July 1 (Bloomberg) -- Tropical Storm Arthur strengthened and will probably grow into a hurricane in the next two days threatening North Carolina’s Outer Banks, where at least 250,000 tourists are visiting for the Fourth of July holiday.
The storm was 90 miles (145 kilometers) east-southeast of Cape Canaveral, Florida, with maximum winds of 50 miles per hour, the Miami-based National Hurricane Center said in an advisory at 8 p.m. local time. Tropical storm watches were posted earlier today for Florida’s eastern coast from Fort Pierce to Flagler Beach and additional warnings may be needed as far north as Virginia.
“Strengthening is forecast during the next 48 hours and Arthur is expected to become a hurricane by Thursday,” the NHC said in the advisory.
Arthur is the first named system of the 2014 Atlantic hurricane season, which runs from June 1 through Nov. 30. Its winds are expected to peak at 90 mph, making it a Category 1 storm on the five-step Saffir-Simpson hurricane scale, in the next three days, the center said.
The system will probably pass over or near Dare County, in easternmost North Carolina, early on July 4. Officials met today to discuss what action to take and decided to regroup tomorrow because the forecast remains “uncertain,” a notice on the county website shows.
“If evacuation is required, that would occur on Thursday,” Bobby Outten, Dare County’s manager, said by phone. “We’re in the throes of our season, we’ve got about 250,000 to 300,000 visitors down here at this time of year.”
The Outer Banks have more than a 70 percent chance of being struck by winds of at least 39 mph as the storm approaches, according to the center.
Outten said he doubted a countywide evacuation would be needed. The region is well equipped to move people in and out, he said.
“We evacuate every Saturday,” Outten said. “All our visitors leave in the morning and new ones come in on Saturday afternoon. This would be much the same thing, if we are required to do that.”
One to 3 inches (2.5 to 8 centimeters) of rain are expected to fall across central Florida, while parts of the Bahamas may get as much as 6 inches before the system tracks north, the hurricane center said.
Tropical storm-strength winds have been reported in the Bahamas and are expected to strike central Florida later, the center said.
Florida Power & Light, the state’s largest utility and a unit of NextEra Energy Inc., has spent $1.5 billion to strengthen its grid against storms since two hurricanes struck in 2004, Bill Orlove, a spokesman, said in a phone interview. Hurricanes Charley and Frances combined that year to cause $15 billion in damage in the U.S., mostly in Florida, according to the National Oceanic and Atmospheric Administration.
After Arthur passes the Outer Banks, it will move northeast during the day on July 4, blocking a cold front coming across the U.S. That means Boston should receive some heavy rain, said Rob Carolan, the owner of Hometown Forecast Services Inc. in Nashua, New Hampshire.
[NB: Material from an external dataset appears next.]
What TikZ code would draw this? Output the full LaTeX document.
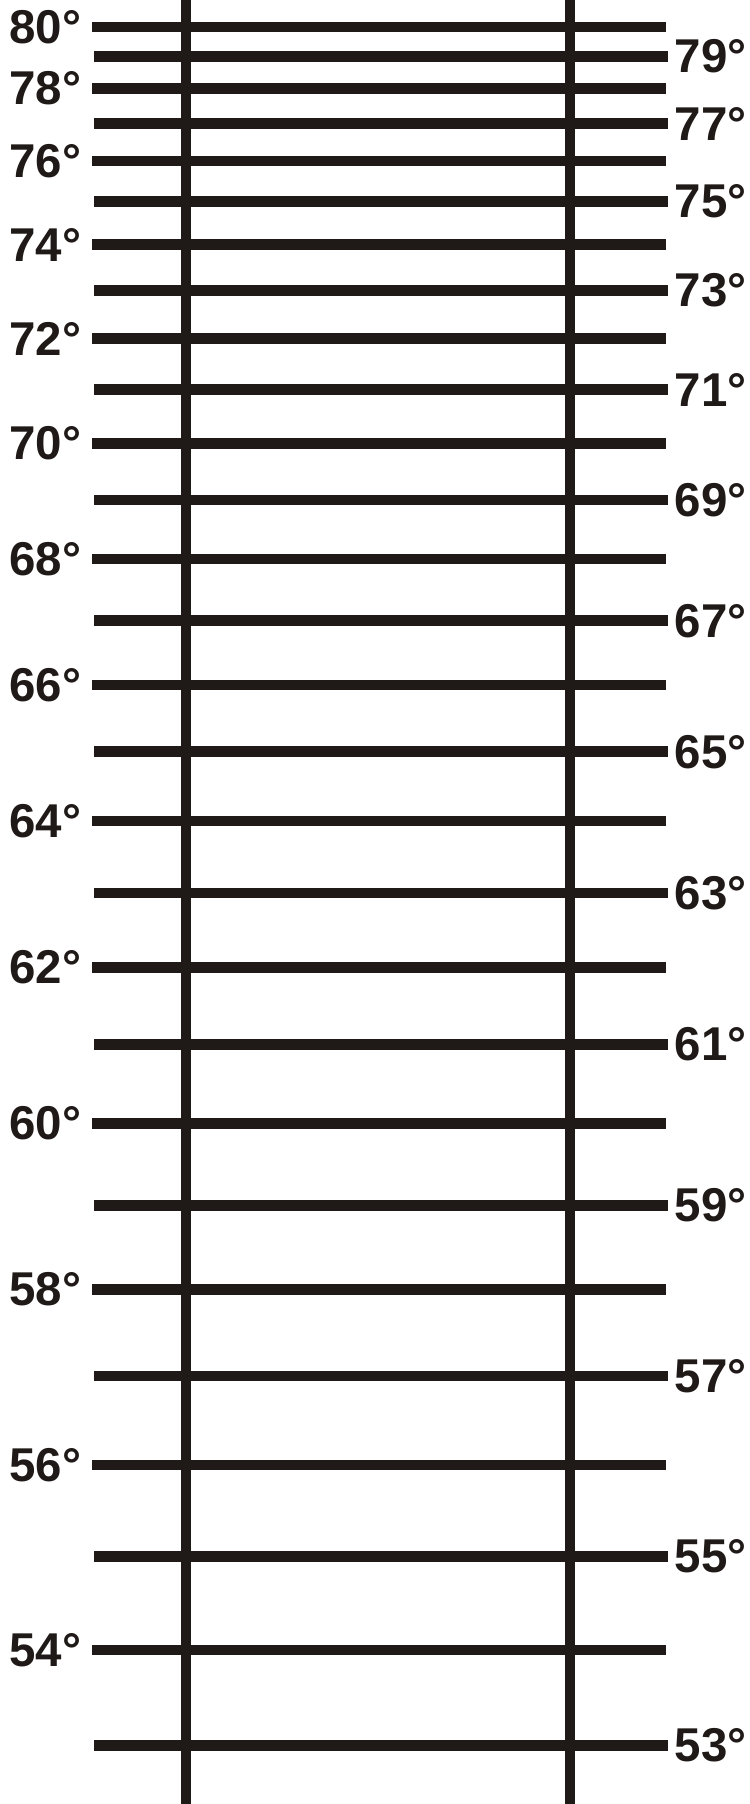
\documentclass[tikz,border=0pt]{standalone}
\usepackage{fontspec}
\setmainfont{Liberation Sans}
\usepackage{tikz}
\definecolor{ink}{HTML}{1F1A17}
\tikzset{
  bar/.style={ink,line width=1mm},
  rung/.style={ink,line width=1.05mm},
  lab/.style={ink,inner sep=0pt,font=\bfseries\fontsize{13.5}{15}\selectfont}
}
\begin{document}
\begin{tikzpicture}[x=0.1mm,y=-0.1mm]
  \useasboundingbox (0,0) rectangle (749,1804);
  % the two uprights
  \draw[bar] (186,0) -- (186,1804);
  \draw[bar] (570,0) -- (570,1804);
  % one rung per degree, spaced by sine
  \foreach \d in {53,...,80}{
    \pgfmathsetmacro\yy{27+9231*(sin(80)-sin(\d))}
    \pgfmathparse{int(mod(\d,2))}
    \ifnum\pgfmathresult=0
      \draw[rung] (92,\yy) -- (666,\yy);
      \node[lab,anchor=east] (l\d) at (82,\yy) {\d°};
    \else
      \draw[rung] (94,\yy) -- (668,\yy);
      \node[lab,anchor=west] (r\d) at (674,\yy) {\d°};
    \fi
  }
\end{tikzpicture}
\end{document}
In New York, showers and thunderstorms are expected to develop late tomorrow and into July 3, a combination of the cold front slowly approaching and tropical moisture streaming in from Arthur. New York has a 50 percent chance of rain on July 4, Joe Pollina, a weather service meteorologist based in Upton, New York, said by phone today.
“It would mainly be from the cold front,” he said. “Arthur is going to be somewhere in the southeast or Mid-Atlantic region by then, well to our south.”
In the Pacific, the hurricane center is also monitoring Tropical Storm Douglas, which isn’t a threat to land, and Tropical Storm Elida, which is bringing heavy rains and high surf to western Mexico.